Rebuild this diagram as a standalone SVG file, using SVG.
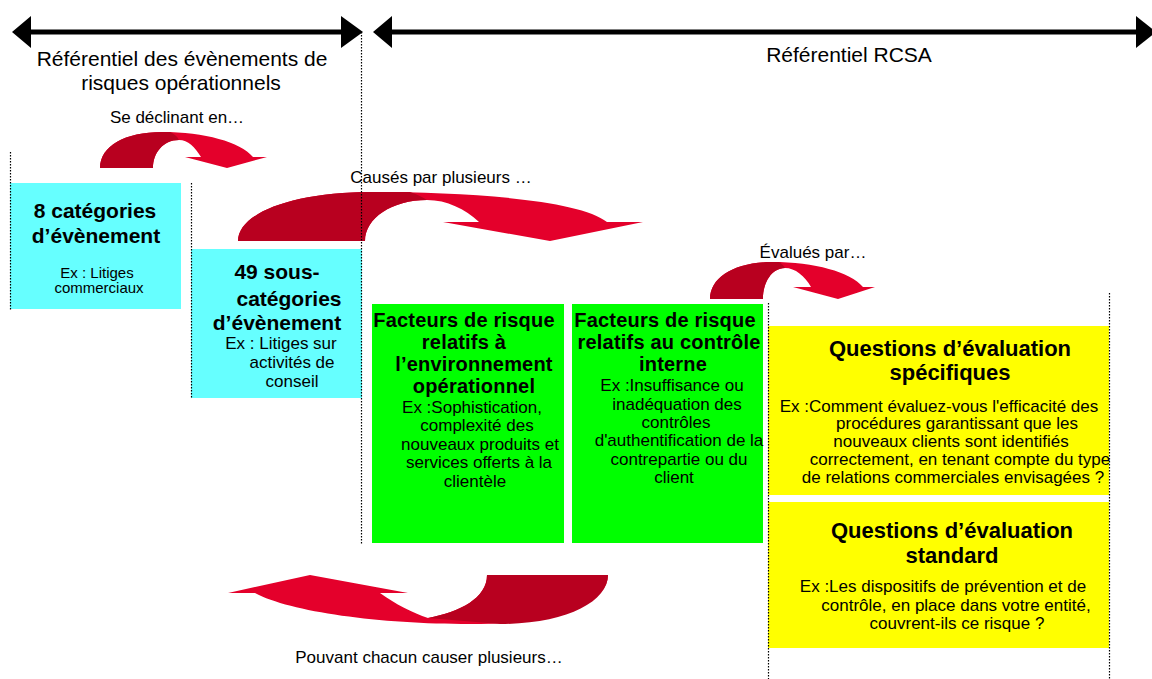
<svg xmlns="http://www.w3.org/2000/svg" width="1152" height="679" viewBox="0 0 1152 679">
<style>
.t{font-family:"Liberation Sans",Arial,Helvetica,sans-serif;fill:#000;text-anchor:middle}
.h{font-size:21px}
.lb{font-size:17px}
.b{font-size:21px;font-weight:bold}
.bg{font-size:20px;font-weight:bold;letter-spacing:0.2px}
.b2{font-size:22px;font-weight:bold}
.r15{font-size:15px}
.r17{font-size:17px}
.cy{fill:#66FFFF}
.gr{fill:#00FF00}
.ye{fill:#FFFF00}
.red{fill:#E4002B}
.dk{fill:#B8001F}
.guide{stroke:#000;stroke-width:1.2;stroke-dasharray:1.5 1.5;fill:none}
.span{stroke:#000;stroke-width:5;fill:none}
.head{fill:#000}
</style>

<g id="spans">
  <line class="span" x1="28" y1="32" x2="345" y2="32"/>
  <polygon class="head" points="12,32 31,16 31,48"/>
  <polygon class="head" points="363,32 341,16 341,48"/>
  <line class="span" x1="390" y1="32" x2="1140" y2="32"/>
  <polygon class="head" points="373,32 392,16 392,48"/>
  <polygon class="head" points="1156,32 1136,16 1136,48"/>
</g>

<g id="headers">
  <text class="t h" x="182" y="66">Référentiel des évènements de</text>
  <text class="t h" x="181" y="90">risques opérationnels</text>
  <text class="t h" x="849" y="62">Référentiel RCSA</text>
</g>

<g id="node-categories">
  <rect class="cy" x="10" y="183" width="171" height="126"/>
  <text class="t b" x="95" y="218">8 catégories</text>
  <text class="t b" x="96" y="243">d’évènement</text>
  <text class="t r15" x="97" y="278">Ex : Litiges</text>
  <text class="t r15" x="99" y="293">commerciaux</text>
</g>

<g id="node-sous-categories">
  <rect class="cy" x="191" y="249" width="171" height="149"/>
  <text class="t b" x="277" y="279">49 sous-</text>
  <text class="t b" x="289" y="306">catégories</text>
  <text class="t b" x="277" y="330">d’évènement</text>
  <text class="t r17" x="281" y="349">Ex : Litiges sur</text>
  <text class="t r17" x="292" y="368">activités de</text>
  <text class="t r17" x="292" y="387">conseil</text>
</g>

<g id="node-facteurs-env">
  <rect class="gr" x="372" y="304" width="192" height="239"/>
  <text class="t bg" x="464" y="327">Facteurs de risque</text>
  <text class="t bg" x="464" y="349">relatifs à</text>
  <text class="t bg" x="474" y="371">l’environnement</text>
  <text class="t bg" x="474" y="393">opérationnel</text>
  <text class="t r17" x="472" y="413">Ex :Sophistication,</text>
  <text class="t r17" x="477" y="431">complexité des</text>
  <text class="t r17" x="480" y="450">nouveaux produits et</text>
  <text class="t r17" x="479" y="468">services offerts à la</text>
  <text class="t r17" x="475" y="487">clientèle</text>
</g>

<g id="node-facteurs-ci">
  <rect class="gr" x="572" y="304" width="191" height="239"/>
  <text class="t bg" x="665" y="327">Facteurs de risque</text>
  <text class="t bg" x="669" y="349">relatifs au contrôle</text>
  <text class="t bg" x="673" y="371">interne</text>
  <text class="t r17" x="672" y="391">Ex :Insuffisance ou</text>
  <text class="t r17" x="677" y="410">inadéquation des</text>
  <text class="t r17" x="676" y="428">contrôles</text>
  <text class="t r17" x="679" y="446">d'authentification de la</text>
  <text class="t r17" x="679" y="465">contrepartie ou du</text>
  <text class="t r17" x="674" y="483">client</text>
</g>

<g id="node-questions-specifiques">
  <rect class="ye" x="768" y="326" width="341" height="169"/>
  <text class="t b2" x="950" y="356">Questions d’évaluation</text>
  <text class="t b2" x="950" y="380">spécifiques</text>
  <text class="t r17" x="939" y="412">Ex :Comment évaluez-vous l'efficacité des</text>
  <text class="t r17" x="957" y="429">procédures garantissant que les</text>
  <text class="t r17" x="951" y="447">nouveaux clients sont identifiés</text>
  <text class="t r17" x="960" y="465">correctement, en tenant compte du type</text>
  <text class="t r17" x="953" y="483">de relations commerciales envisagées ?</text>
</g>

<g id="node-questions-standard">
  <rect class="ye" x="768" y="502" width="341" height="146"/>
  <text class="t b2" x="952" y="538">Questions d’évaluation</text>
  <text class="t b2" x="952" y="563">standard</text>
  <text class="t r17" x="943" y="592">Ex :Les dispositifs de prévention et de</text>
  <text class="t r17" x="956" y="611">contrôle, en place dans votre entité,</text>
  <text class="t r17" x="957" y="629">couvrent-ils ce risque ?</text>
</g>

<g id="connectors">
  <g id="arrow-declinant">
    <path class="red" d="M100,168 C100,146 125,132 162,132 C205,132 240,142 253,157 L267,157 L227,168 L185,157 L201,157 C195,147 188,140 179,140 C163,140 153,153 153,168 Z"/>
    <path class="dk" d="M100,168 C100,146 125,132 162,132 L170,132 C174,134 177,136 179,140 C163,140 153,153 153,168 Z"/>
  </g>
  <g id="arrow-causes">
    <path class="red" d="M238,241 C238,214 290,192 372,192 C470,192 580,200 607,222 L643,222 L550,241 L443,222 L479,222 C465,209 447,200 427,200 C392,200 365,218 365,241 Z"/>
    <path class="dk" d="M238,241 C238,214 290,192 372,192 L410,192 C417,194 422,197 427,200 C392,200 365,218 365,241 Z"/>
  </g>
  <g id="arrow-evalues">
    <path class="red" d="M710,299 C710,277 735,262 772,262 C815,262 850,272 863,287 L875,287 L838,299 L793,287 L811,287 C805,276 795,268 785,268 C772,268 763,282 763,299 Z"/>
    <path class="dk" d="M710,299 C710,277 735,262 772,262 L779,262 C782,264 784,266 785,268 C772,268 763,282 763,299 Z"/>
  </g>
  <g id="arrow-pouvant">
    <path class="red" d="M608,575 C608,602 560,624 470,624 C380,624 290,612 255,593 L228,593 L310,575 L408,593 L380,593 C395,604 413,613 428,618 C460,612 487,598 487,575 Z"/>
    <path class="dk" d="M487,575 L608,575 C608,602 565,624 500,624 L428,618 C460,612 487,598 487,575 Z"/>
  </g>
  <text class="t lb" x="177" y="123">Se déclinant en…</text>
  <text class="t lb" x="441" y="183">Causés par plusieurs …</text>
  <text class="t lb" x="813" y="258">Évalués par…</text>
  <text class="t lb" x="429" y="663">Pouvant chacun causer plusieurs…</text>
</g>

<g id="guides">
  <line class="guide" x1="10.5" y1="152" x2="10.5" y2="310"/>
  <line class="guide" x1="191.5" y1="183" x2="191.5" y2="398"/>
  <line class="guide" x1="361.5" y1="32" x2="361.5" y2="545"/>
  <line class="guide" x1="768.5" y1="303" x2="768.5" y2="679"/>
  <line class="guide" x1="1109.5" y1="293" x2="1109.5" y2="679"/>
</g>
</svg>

=== Exercise aim ===
Strip out the pictures and quote the remaining data word for word.

=== Exercise answer ===
Rebuild this diagram as a standalone SVG file, using SVG.
<svg xmlns="http://www.w3.org/2000/svg" width="1152" height="679" viewBox="0 0 1152 679">
<style>
.t{font-family:"Liberation Sans",Arial,Helvetica,sans-serif;fill:#000;text-anchor:middle}
.h{font-size:21px}
.lb{font-size:17px}
.b{font-size:21px;font-weight:bold}
.bg{font-size:20px;font-weight:bold;letter-spacing:0.2px}
.b2{font-size:22px;font-weight:bold}
.r15{font-size:15px}
.r17{font-size:17px}
.cy{fill:#66FFFF}
.gr{fill:#00FF00}
.ye{fill:#FFFF00}
.red{fill:#E4002B}
.dk{fill:#B8001F}
.guide{stroke:#000;stroke-width:1.2;stroke-dasharray:1.5 1.5;fill:none}
.span{stroke:#000;stroke-width:5;fill:none}
.head{fill:#000}
</style>

<g id="spans">
  <line class="span" x1="28" y1="32" x2="345" y2="32"/>
  <polygon class="head" points="12,32 31,16 31,48"/>
  <polygon class="head" points="363,32 341,16 341,48"/>
  <line class="span" x1="390" y1="32" x2="1140" y2="32"/>
  <polygon class="head" points="373,32 392,16 392,48"/>
  <polygon class="head" points="1156,32 1136,16 1136,48"/>
</g>

<g id="headers">
  <text class="t h" x="182" y="66">Référentiel des évènements de</text>
  <text class="t h" x="181" y="90">risques opérationnels</text>
  <text class="t h" x="849" y="62">Référentiel RCSA</text>
</g>

<g id="node-categories">
  <rect class="cy" x="10" y="183" width="171" height="126"/>
  <text class="t b" x="95" y="218">8 catégories</text>
  <text class="t b" x="96" y="243">d’évènement</text>
  <text class="t r15" x="97" y="278">Ex : Litiges</text>
  <text class="t r15" x="99" y="293">commerciaux</text>
</g>

<g id="node-sous-categories">
  <rect class="cy" x="191" y="249" width="171" height="149"/>
  <text class="t b" x="277" y="279">49 sous-</text>
  <text class="t b" x="289" y="306">catégories</text>
  <text class="t b" x="277" y="330">d’évènement</text>
  <text class="t r17" x="281" y="349">Ex : Litiges sur</text>
  <text class="t r17" x="292" y="368">activités de</text>
  <text class="t r17" x="292" y="387">conseil</text>
</g>

<g id="node-facteurs-env">
  <rect class="gr" x="372" y="304" width="192" height="239"/>
  <text class="t bg" x="464" y="327">Facteurs de risque</text>
  <text class="t bg" x="464" y="349">relatifs à</text>
  <text class="t bg" x="474" y="371">l’environnement</text>
  <text class="t bg" x="474" y="393">opérationnel</text>
  <text class="t r17" x="472" y="413">Ex :Sophistication,</text>
  <text class="t r17" x="477" y="431">complexité des</text>
  <text class="t r17" x="480" y="450">nouveaux produits et</text>
  <text class="t r17" x="479" y="468">services offerts à la</text>
  <text class="t r17" x="475" y="487">clientèle</text>
</g>

<g id="node-facteurs-ci">
  <rect class="gr" x="572" y="304" width="191" height="239"/>
  <text class="t bg" x="665" y="327">Facteurs de risque</text>
  <text class="t bg" x="669" y="349">relatifs au contrôle</text>
  <text class="t bg" x="673" y="371">interne</text>
  <text class="t r17" x="672" y="391">Ex :Insuffisance ou</text>
  <text class="t r17" x="677" y="410">inadéquation des</text>
  <text class="t r17" x="676" y="428">contrôles</text>
  <text class="t r17" x="679" y="446">d'authentification de la</text>
  <text class="t r17" x="679" y="465">contrepartie ou du</text>
  <text class="t r17" x="674" y="483">client</text>
</g>

<g id="node-questions-specifiques">
  <rect class="ye" x="768" y="326" width="341" height="169"/>
  <text class="t b2" x="950" y="356">Questions d’évaluation</text>
  <text class="t b2" x="950" y="380">spécifiques</text>
  <text class="t r17" x="939" y="412">Ex :Comment évaluez-vous l'efficacité des</text>
  <text class="t r17" x="957" y="429">procédures garantissant que les</text>
  <text class="t r17" x="951" y="447">nouveaux clients sont identifiés</text>
  <text class="t r17" x="960" y="465">correctement, en tenant compte du type</text>
  <text class="t r17" x="953" y="483">de relations commerciales envisagées ?</text>
</g>

<g id="node-questions-standard">
  <rect class="ye" x="768" y="502" width="341" height="146"/>
  <text class="t b2" x="952" y="538">Questions d’évaluation</text>
  <text class="t b2" x="952" y="563">standard</text>
  <text class="t r17" x="943" y="592">Ex :Les dispositifs de prévention et de</text>
  <text class="t r17" x="956" y="611">contrôle, en place dans votre entité,</text>
  <text class="t r17" x="957" y="629">couvrent-ils ce risque ?</text>
</g>

<g id="connectors">
  <g id="arrow-declinant">
    <path class="red" d="M100,168 C100,146 125,132 162,132 C205,132 240,142 253,157 L267,157 L227,168 L185,157 L201,157 C195,147 188,140 179,140 C163,140 153,153 153,168 Z"/>
    <path class="dk" d="M100,168 C100,146 125,132 162,132 L170,132 C174,134 177,136 179,140 C163,140 153,153 153,168 Z"/>
  </g>
  <g id="arrow-causes">
    <path class="red" d="M238,241 C238,214 290,192 372,192 C470,192 580,200 607,222 L643,222 L550,241 L443,222 L479,222 C465,209 447,200 427,200 C392,200 365,218 365,241 Z"/>
    <path class="dk" d="M238,241 C238,214 290,192 372,192 L410,192 C417,194 422,197 427,200 C392,200 365,218 365,241 Z"/>
  </g>
  <g id="arrow-evalues">
    <path class="red" d="M710,299 C710,277 735,262 772,262 C815,262 850,272 863,287 L875,287 L838,299 L793,287 L811,287 C805,276 795,268 785,268 C772,268 763,282 763,299 Z"/>
    <path class="dk" d="M710,299 C710,277 735,262 772,262 L779,262 C782,264 784,266 785,268 C772,268 763,282 763,299 Z"/>
  </g>
  <g id="arrow-pouvant">
    <path class="red" d="M608,575 C608,602 560,624 470,624 C380,624 290,612 255,593 L228,593 L310,575 L408,593 L380,593 C395,604 413,613 428,618 C460,612 487,598 487,575 Z"/>
    <path class="dk" d="M487,575 L608,575 C608,602 565,624 500,624 L428,618 C460,612 487,598 487,575 Z"/>
  </g>
  <text class="t lb" x="177" y="123">Se déclinant en…</text>
  <text class="t lb" x="441" y="183">Causés par plusieurs …</text>
  <text class="t lb" x="813" y="258">Évalués par…</text>
  <text class="t lb" x="429" y="663">Pouvant chacun causer plusieurs…</text>
</g>

<g id="guides">
  <line class="guide" x1="10.5" y1="152" x2="10.5" y2="310"/>
  <line class="guide" x1="191.5" y1="183" x2="191.5" y2="398"/>
  <line class="guide" x1="361.5" y1="32" x2="361.5" y2="545"/>
  <line class="guide" x1="768.5" y1="303" x2="768.5" y2="679"/>
  <line class="guide" x1="1109.5" y1="293" x2="1109.5" y2="679"/>
</g>
</svg>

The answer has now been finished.